• Dataset excerpt:
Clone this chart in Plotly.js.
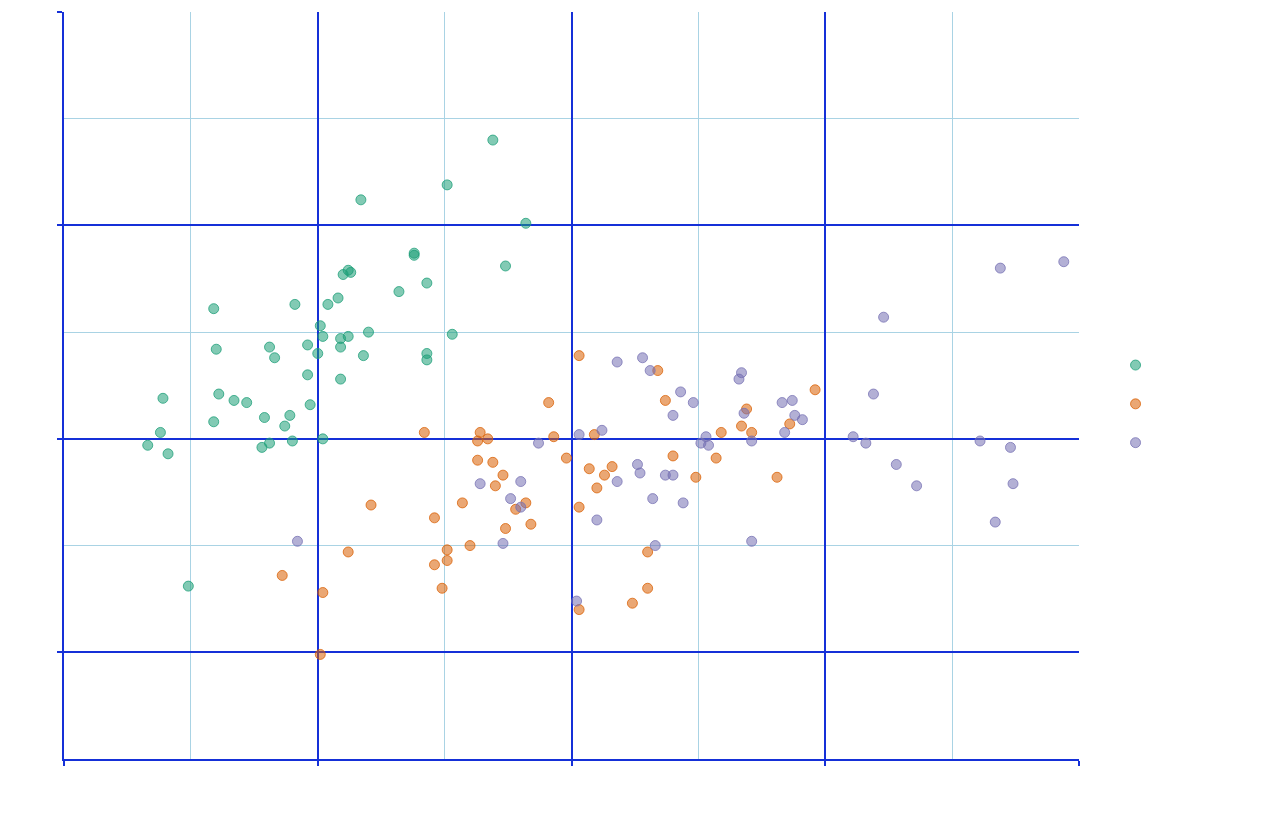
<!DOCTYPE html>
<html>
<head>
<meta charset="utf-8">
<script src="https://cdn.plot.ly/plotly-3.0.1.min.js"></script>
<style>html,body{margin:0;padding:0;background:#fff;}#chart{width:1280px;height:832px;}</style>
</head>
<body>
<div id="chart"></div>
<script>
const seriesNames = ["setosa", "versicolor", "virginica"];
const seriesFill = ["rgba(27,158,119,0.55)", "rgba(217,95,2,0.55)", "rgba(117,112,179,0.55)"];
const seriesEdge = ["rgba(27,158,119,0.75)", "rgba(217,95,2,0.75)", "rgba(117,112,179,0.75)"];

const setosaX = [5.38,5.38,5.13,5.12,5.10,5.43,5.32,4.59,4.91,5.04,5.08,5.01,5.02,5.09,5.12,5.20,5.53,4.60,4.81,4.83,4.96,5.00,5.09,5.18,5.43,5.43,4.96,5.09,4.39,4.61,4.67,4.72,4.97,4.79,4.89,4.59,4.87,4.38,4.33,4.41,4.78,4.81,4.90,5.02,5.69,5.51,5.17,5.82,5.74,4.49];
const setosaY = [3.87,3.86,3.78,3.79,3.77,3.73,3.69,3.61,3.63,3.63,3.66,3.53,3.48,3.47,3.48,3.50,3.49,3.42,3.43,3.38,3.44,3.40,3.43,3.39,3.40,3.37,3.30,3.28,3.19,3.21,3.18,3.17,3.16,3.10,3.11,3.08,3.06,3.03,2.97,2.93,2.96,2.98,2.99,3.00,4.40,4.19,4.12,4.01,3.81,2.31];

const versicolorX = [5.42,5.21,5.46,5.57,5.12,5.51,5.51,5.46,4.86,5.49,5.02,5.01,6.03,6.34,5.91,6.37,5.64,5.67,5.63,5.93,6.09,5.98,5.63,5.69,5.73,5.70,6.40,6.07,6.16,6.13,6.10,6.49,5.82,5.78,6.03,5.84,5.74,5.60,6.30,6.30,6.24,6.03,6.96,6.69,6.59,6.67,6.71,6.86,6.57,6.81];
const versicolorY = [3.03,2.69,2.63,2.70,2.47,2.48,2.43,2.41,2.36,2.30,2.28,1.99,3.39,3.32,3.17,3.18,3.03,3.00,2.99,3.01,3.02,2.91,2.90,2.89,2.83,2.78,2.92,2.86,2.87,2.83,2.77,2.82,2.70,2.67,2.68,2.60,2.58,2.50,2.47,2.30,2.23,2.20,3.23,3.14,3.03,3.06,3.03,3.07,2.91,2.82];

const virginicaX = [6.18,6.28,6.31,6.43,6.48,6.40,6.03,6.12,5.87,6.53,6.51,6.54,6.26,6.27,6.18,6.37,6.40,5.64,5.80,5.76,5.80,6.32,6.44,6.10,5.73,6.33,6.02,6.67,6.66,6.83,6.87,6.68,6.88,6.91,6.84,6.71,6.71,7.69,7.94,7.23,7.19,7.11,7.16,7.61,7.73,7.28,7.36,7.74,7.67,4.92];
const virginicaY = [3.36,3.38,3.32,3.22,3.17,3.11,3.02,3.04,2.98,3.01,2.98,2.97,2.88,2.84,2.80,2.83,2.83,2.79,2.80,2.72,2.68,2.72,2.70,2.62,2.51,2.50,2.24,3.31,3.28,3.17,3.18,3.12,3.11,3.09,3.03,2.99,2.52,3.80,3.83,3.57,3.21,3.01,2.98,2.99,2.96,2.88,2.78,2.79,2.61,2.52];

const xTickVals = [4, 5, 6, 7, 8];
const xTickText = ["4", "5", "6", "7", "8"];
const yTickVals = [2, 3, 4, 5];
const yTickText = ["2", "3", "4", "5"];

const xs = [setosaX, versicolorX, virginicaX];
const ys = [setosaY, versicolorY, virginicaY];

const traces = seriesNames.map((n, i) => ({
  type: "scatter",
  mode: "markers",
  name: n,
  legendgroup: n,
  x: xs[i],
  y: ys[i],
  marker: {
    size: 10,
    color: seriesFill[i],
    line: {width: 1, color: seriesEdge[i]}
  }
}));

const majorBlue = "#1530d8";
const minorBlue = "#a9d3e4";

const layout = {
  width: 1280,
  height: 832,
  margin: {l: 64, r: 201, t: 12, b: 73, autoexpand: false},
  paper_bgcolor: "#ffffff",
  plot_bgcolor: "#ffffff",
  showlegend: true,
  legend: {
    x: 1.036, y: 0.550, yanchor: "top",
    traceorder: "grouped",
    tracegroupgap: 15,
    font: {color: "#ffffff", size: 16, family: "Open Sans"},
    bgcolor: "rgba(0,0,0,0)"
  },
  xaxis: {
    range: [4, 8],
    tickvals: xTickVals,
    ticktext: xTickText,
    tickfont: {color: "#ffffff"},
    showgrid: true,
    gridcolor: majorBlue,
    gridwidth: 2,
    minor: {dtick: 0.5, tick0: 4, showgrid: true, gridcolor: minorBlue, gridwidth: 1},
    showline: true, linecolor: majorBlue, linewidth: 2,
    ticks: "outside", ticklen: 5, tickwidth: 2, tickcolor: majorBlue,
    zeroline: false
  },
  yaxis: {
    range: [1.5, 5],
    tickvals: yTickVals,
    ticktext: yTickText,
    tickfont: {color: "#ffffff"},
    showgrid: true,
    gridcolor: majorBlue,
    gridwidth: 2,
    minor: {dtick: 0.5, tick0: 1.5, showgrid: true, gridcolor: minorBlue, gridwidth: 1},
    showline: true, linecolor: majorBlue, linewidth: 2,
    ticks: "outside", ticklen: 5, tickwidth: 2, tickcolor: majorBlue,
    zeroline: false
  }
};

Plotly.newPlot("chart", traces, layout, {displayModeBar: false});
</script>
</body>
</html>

• Your instructions:
Except for the pictures, give all the material above again verbatim.

• Answer to this task:
Clone this chart in Plotly.js.
<!DOCTYPE html>
<html>
<head>
<meta charset="utf-8">
<script src="https://cdn.plot.ly/plotly-3.0.1.min.js"></script>
<style>html,body{margin:0;padding:0;background:#fff;}#chart{width:1280px;height:832px;}</style>
</head>
<body>
<div id="chart"></div>
<script>
const seriesNames = ["setosa", "versicolor", "virginica"];
const seriesFill = ["rgba(27,158,119,0.55)", "rgba(217,95,2,0.55)", "rgba(117,112,179,0.55)"];
const seriesEdge = ["rgba(27,158,119,0.75)", "rgba(217,95,2,0.75)", "rgba(117,112,179,0.75)"];

const setosaX = [5.38,5.38,5.13,5.12,5.10,5.43,5.32,4.59,4.91,5.04,5.08,5.01,5.02,5.09,5.12,5.20,5.53,4.60,4.81,4.83,4.96,5.00,5.09,5.18,5.43,5.43,4.96,5.09,4.39,4.61,4.67,4.72,4.97,4.79,4.89,4.59,4.87,4.38,4.33,4.41,4.78,4.81,4.90,5.02,5.69,5.51,5.17,5.82,5.74,4.49];
const setosaY = [3.87,3.86,3.78,3.79,3.77,3.73,3.69,3.61,3.63,3.63,3.66,3.53,3.48,3.47,3.48,3.50,3.49,3.42,3.43,3.38,3.44,3.40,3.43,3.39,3.40,3.37,3.30,3.28,3.19,3.21,3.18,3.17,3.16,3.10,3.11,3.08,3.06,3.03,2.97,2.93,2.96,2.98,2.99,3.00,4.40,4.19,4.12,4.01,3.81,2.31];

const versicolorX = [5.42,5.21,5.46,5.57,5.12,5.51,5.51,5.46,4.86,5.49,5.02,5.01,6.03,6.34,5.91,6.37,5.64,5.67,5.63,5.93,6.09,5.98,5.63,5.69,5.73,5.70,6.40,6.07,6.16,6.13,6.10,6.49,5.82,5.78,6.03,5.84,5.74,5.60,6.30,6.30,6.24,6.03,6.96,6.69,6.59,6.67,6.71,6.86,6.57,6.81];
const versicolorY = [3.03,2.69,2.63,2.70,2.47,2.48,2.43,2.41,2.36,2.30,2.28,1.99,3.39,3.32,3.17,3.18,3.03,3.00,2.99,3.01,3.02,2.91,2.90,2.89,2.83,2.78,2.92,2.86,2.87,2.83,2.77,2.82,2.70,2.67,2.68,2.60,2.58,2.50,2.47,2.30,2.23,2.20,3.23,3.14,3.03,3.06,3.03,3.07,2.91,2.82];

const virginicaX = [6.18,6.28,6.31,6.43,6.48,6.40,6.03,6.12,5.87,6.53,6.51,6.54,6.26,6.27,6.18,6.37,6.40,5.64,5.80,5.76,5.80,6.32,6.44,6.10,5.73,6.33,6.02,6.67,6.66,6.83,6.87,6.68,6.88,6.91,6.84,6.71,6.71,7.69,7.94,7.23,7.19,7.11,7.16,7.61,7.73,7.28,7.36,7.74,7.67,4.92];
const virginicaY = [3.36,3.38,3.32,3.22,3.17,3.11,3.02,3.04,2.98,3.01,2.98,2.97,2.88,2.84,2.80,2.83,2.83,2.79,2.80,2.72,2.68,2.72,2.70,2.62,2.51,2.50,2.24,3.31,3.28,3.17,3.18,3.12,3.11,3.09,3.03,2.99,2.52,3.80,3.83,3.57,3.21,3.01,2.98,2.99,2.96,2.88,2.78,2.79,2.61,2.52];

const xTickVals = [4, 5, 6, 7, 8];
const xTickText = ["4", "5", "6", "7", "8"];
const yTickVals = [2, 3, 4, 5];
const yTickText = ["2", "3", "4", "5"];

const xs = [setosaX, versicolorX, virginicaX];
const ys = [setosaY, versicolorY, virginicaY];

const traces = seriesNames.map((n, i) => ({
  type: "scatter",
  mode: "markers",
  name: n,
  legendgroup: n,
  x: xs[i],
  y: ys[i],
  marker: {
    size: 10,
    color: seriesFill[i],
    line: {width: 1, color: seriesEdge[i]}
  }
}));

const majorBlue = "#1530d8";
const minorBlue = "#a9d3e4";

const layout = {
  width: 1280,
  height: 832,
  margin: {l: 64, r: 201, t: 12, b: 73, autoexpand: false},
  paper_bgcolor: "#ffffff",
  plot_bgcolor: "#ffffff",
  showlegend: true,
  legend: {
    x: 1.036, y: 0.550, yanchor: "top",
    traceorder: "grouped",
    tracegroupgap: 15,
    font: {color: "#ffffff", size: 16, family: "Open Sans"},
    bgcolor: "rgba(0,0,0,0)"
  },
  xaxis: {
    range: [4, 8],
    tickvals: xTickVals,
    ticktext: xTickText,
    tickfont: {color: "#ffffff"},
    showgrid: true,
    gridcolor: majorBlue,
    gridwidth: 2,
    minor: {dtick: 0.5, tick0: 4, showgrid: true, gridcolor: minorBlue, gridwidth: 1},
    showline: true, linecolor: majorBlue, linewidth: 2,
    ticks: "outside", ticklen: 5, tickwidth: 2, tickcolor: majorBlue,
    zeroline: false
  },
  yaxis: {
    range: [1.5, 5],
    tickvals: yTickVals,
    ticktext: yTickText,
    tickfont: {color: "#ffffff"},
    showgrid: true,
    gridcolor: majorBlue,
    gridwidth: 2,
    minor: {dtick: 0.5, tick0: 1.5, showgrid: true, gridcolor: minorBlue, gridwidth: 1},
    showline: true, linecolor: majorBlue, linewidth: 2,
    ticks: "outside", ticklen: 5, tickwidth: 2, tickcolor: majorBlue,
    zeroline: false
  }
};

Plotly.newPlot("chart", traces, layout, {displayModeBar: false});
</script>
</body>
</html>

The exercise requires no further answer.